Voilà qui invite donc à une certaine prudence ou humilité face à certaines données ou statistiques concernant le domaine militaire. Dans un article de la Revue internationale et stratégique publiée par l’IRIS (1) Olivier de France se demande, à propos de « l’usage rhétorique des statistiques de défense », s’il s’agit d’une « science exacte ou d’une idéologie ». Il affirme qu’un examen « même superficiel » des chiffres de la dépense militaire chinoise, par exemple, montrerait que les évaluations varient, selon les sources, de 112 à 240 milliards de dollars — une marge d’erreur de 128 milliards. « Quelle signification dès lors cela peut-il bien avoir d’affirmer que les dépenses militaires mondiales ont augmenté de 9 milliards de dollars pendant l’année 2013 ? »

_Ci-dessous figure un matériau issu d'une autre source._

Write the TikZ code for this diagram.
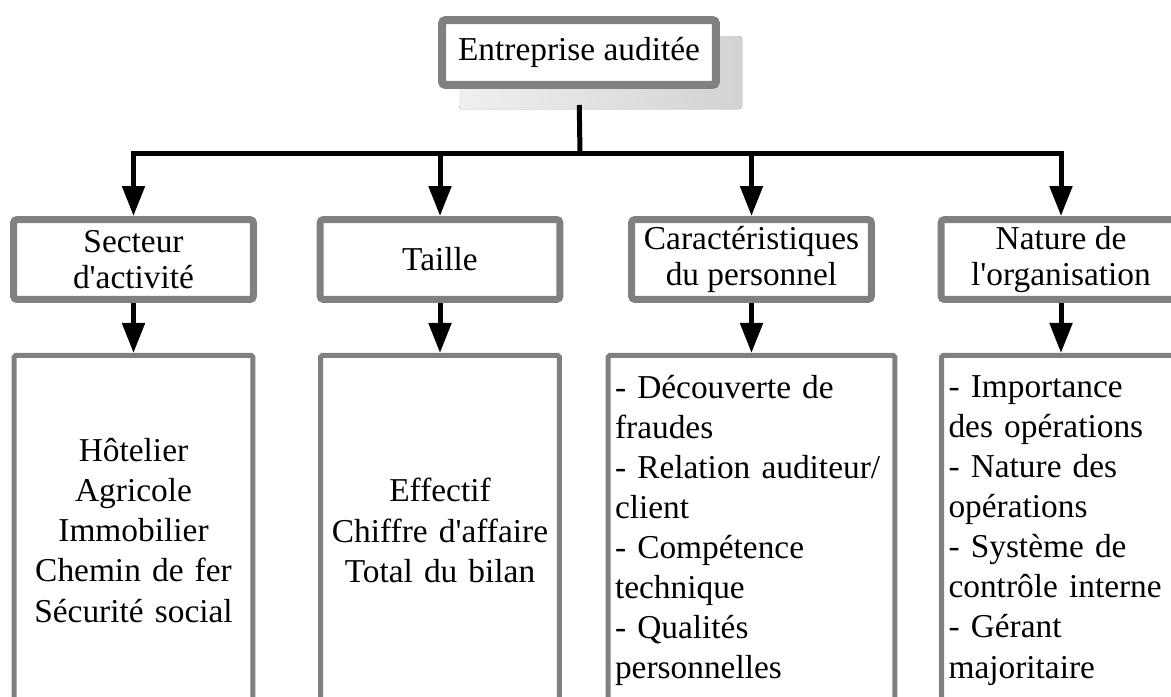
\documentclass[tikz,border=0pt]{standalone}
\usepackage{fontspec}
\setmainfont{Liberation Serif}[Ligatures=TeXOff]
\usetikzlibrary{arrows.meta,positioning}

\begin{document}
\begin{tikzpicture}[x=0.02cm,y=-0.02cm,
  font=\fontsize{19pt}{20.4pt}\selectfont,
  headbox/.style={draw=gray,line width=0.16cm,fill=white,rounded corners=2pt,
    minimum width=5.48cm,minimum height=1.3cm,inner sep=0pt},
  catbox/.style={draw=gray,line width=0.14cm,fill=white,rounded corners=2pt,
    minimum width=4.8cm,minimum height=1.6cm,inner sep=0pt,align=center},
  listbox/.style={draw=gray,line width=0.1cm,fill=white,rounded corners=1pt,
    minimum height=7cm,inner xsep=0.14cm,inner ysep=0pt,text width=4.5cm,
    font=\fontsize{19pt}{22.8pt}\selectfont},
  link/.style={line width=0.1cm},
  arr/.style={line width=0.1cm,-{Triangle[length=0.6cm,width=0.44cm]}}]
  \useasboundingbox (0,0) rectangle (1171,697);
  \clip (0,0) rectangle (1171,697);

  % head box with its shadow
  \fill[left color=gray!12,right color=gray!35,rounded corners=2pt] (459,36) rectangle (742,109);
  \node[headbox] (firm) at (579,52.5) {Entreprise auditée};

  % criteria
  \node[catbox] (sector) at (133.5,259.5) {Secteur\\d'activité};
  \node[catbox] (size) at (440,259.5) {Taille};
  \node[catbox] (staff) at (751.5,259.5) {Caractéristiques\\du personnel};
  \node[catbox] (org) at (1061,259.5) {Nature de\\l'organisation};

  % details
  \node[listbox,align=center,below=1cm of sector] (sectorlist)
    {Hôtelier\\Agricole\\Immobilier\\Chemin de fer\\Sécurité social};
  \node[listbox,align=center,below=1cm of size] (sizelist)
    {Effectif\\Chiffre d'affaire\\Total du bilan};
  \node[listbox,align=left,text width=5.46cm,below=1cm of staff] (stafflist)
    {- Découverte de\\fraudes\\- Relation auditeur/\\client\\- Compétence\\technique\\- Qualités\\personnelles};
  \node[listbox,align=left,below=1cm of org] (orglist)
    {- Importance\\des opérations\\- Nature des\\opérations\\- Système de\\contrôle interne\\- Gérant\\majoritaire};

  % connectors
  \coordinate (hub) at (580,153);
  \draw[link,shorten <=0.32cm] (firm.south) -- (hub);
  \draw[link,line cap=rect] (sector.north |- hub) -- (org.north |- hub);
  \foreach \b in {sector,size,staff,org}
    \draw[arr] (\b.north |- hub) -- (\b.north);
  \foreach \b in {sector,size,staff,org}
    \draw[arr] (\b) -- (\b list);
\end{tikzpicture}
\end{document}
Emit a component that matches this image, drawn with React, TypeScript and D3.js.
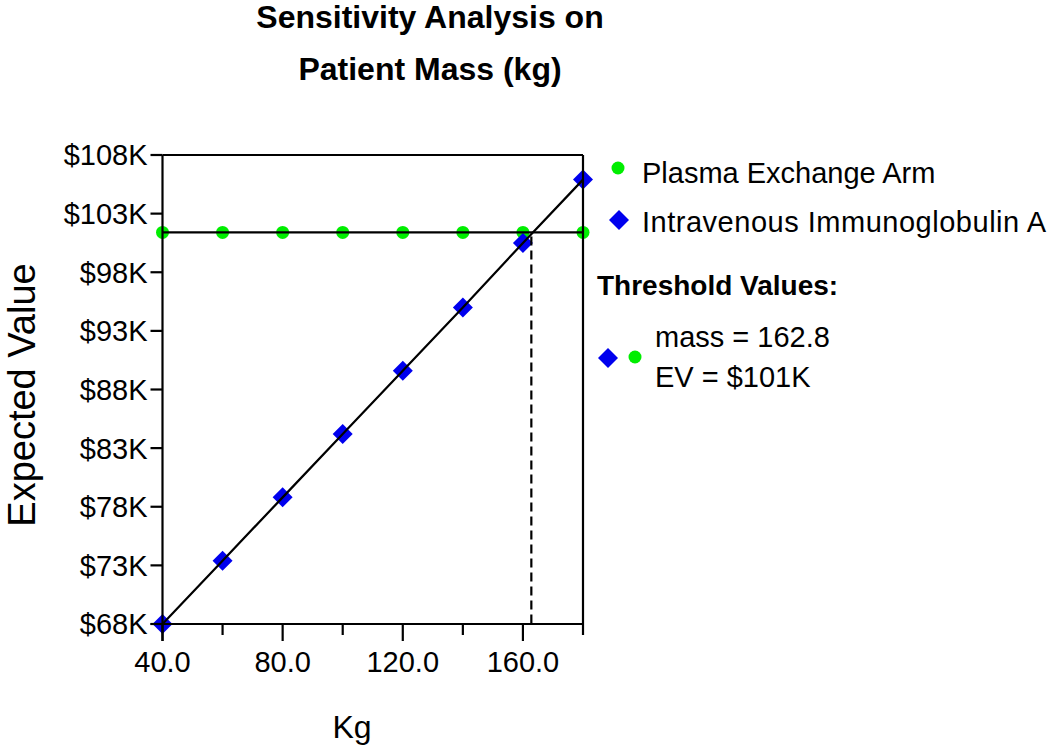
import React from "react";
import * as d3 from "d3";

const massKg = [40, 60, 80, 100, 120, 140, 160, 180];
const plasmaEV = [101.4, 101.4, 101.4, 101.4, 101.4, 101.4, 101.4, 101.4];
const ivigEV = [68.0, 73.4, 78.8, 84.2, 89.6, 95.0, 100.5, 105.9];
const yTicks = [68, 73, 78, 83, 88, 93, 98, 103, 108];
const xMajorTicks = [40, 80, 120, 160];
const xMinorTicks = [60, 100, 140, 180];
const thresholdMass = 162.8;
const thresholdEV = 101.4;
const titleLines = ["Sensitivity Analysis on", "Patient Mass (kg)"];
const seriesNames = ["Plasma Exchange Arm", "Intravenous Immunoglobulin A"];

const FONT = "'Liberation Sans', Arial, Helvetica, sans-serif";
const GREEN = "#00ee00";
const BLUE = "#0000ee";

export default function App() {
  const left = 162.5, right = 583, top = 155, bottom = 624;
  const x = d3.scaleLinear().domain([40, 180]).range([left, right]);
  const y = d3.scaleLinear().domain([68, 108]).range([bottom, top]);

  const lineGen = d3
    .line<[number, number]>()
    .x((d) => x(d[0]))
    .y((d) => y(d[1]));

  const ivigPts: [number, number][] = massKg.map((m, i) => [m, ivigEV[i]]);
  const plasmaPts: [number, number][] = massKg.map((m, i) => [m, plasmaEV[i]]);
  const diamond = (cx: number, cy: number, r: number) =>
    `M${cx},${cy - r}L${cx + r},${cy}L${cx},${cy + r}L${cx - r},${cy}Z`;

  return (
    <svg
      width={1050}
      height={750}
      style={{ position: "absolute", left: 0, top: 0, background: "#fff" }}
      fontFamily={FONT}
    >
      {/* Title */}
      {titleLines.map((t, i) => (
        <text key={t} x={430} y={28 + i * 52} textAnchor="middle" fontSize={32} fontWeight="bold">
          {t}
        </text>
      ))}

      {/* Markers */}
      {plasmaPts.map((d, i) => (
        <circle key={"g" + i} cx={x(d[0])} cy={y(d[1])} r={6.5} fill={GREEN} />
      ))}
      {ivigPts.map((d, i) => (
        <path key={"b" + i} d={diamond(x(d[0]), y(d[1]), 10)} fill={BLUE} />
      ))}

      {/* Lines */}
      <path d={lineGen(plasmaPts) || ""} fill="none" stroke="#000" strokeWidth={2.2} />
      <path d={lineGen(ivigPts) || ""} fill="none" stroke="#000" strokeWidth={2.2} />
      <line
        x1={x(thresholdMass)}
        x2={x(thresholdMass)}
        y1={y(thresholdEV) + 4}
        y2={bottom}
        stroke="#000"
        strokeWidth={2.2}
        strokeDasharray="9,5"
      />

      {/* Frame */}
      <line x1={left} x2={right} y1={top} y2={top} stroke="#000" strokeWidth={2.2} />
      <line x1={right} x2={right} y1={top} y2={bottom} stroke="#000" strokeWidth={2.2} />
      <line x1={left} x2={left} y1={top} y2={bottom + 17} stroke="#000" strokeWidth={2.2} />
      <line x1={left - 12} x2={right} y1={bottom} y2={bottom} stroke="#000" strokeWidth={2.2} />

      {/* Y ticks */}
      {yTicks.map((t) => (
        <g key={"y" + t}>
          <line x1={left - 12} x2={left} y1={y(t)} y2={y(t)} stroke="#000" strokeWidth={2.2} />
          <text x={left - 15} y={y(t)} dy="0.36em" textAnchor="end" fontSize={29}>
            {`$${t}K`}
          </text>
        </g>
      ))}

      {/* X ticks */}
      {xMajorTicks.map((t) => (
        <g key={"x" + t}>
          <line x1={x(t)} x2={x(t)} y1={bottom} y2={bottom + 17} stroke="#000" strokeWidth={2.2} />
          <text x={x(t)} y={672} textAnchor="middle" fontSize={29}>
            {t.toFixed(1)}
          </text>
        </g>
      ))}
      {xMinorTicks.map((t) => (
        <line key={"xm" + t} x1={x(t)} x2={x(t)} y1={bottom} y2={bottom + 11} stroke="#000" strokeWidth={2.2} />
      ))}

      {/* Axis titles */}
      <text x={352} y={738} textAnchor="middle" fontSize={32}>
        Kg
      </text>
      <text transform="translate(35,395) rotate(-90)" textAnchor="middle" fontSize={38}>
        Expected Value
      </text>

      {/* Legend */}
      <circle cx={618} cy={168} r={6.5} fill={GREEN} />
      <text x={642} y={183} fontSize={29}>
        {seriesNames[0]}
      </text>
      <path d={diamond(619, 220, 10)} fill={BLUE} />
      <text x={642} y={232} fontSize={29} textLength={404} lengthAdjust="spacing">
        {seriesNames[1]}
      </text>

      <text x={597} y={295} fontSize={28} fontWeight="bold">
        Threshold Values:
      </text>
      <path d={diamond(608, 358, 10)} fill={BLUE} />
      <circle cx={635} cy={357} r={6.5} fill={GREEN} />
      <text x={655} y={347} fontSize={29}>
        {`mass = ${thresholdMass.toFixed(1)}`}
      </text>
      <text x={655} y={387} fontSize={29}>
        {`EV = $${Math.round(thresholdEV)}K`}
      </text>
    </svg>
  );
}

Le même s’interroge sur la teneur du rapport sur l’industrie française de l’armement auquel Le Figaro consacrait une pleine page en septembre 2014, rapport établi — soulignait une petite note de bas de page — à partir d’entretiens avec des dirigeants de l’industrie, lesquels n’avaient pas à priori intérêt à minorer le nombre d’emplois créés et consolidés par les exportations d’armement, soit une quarantaine de millier de personnes.

« L’usage idéologique des chiffres de dépense militaire est parfois inversement proportionnel à leur robustesse méthodologique », écrit encore Olivier de France qui fait le compte des « carences ponctuelles, des lacunes structurelles, de la variation des périmètres » pris en compte dans l’établissement de ces statistiques. Mais, ajoute-t-il, « leur donner de la transparence dans un domaine aussi sensible que celui de la défense n’est tout simplement pas dans l’intérêt des Etats », si bien que « prendre les statistiques de défense pour argent comptant, c’est déjà les utiliser à mauvais escient ». Nous voilà prévenus.

Philippe Leymarie

(1« Un monde surarmé ou désarmé ? », Revue internationale et stratégique (RIS), no 96, hiver 2014.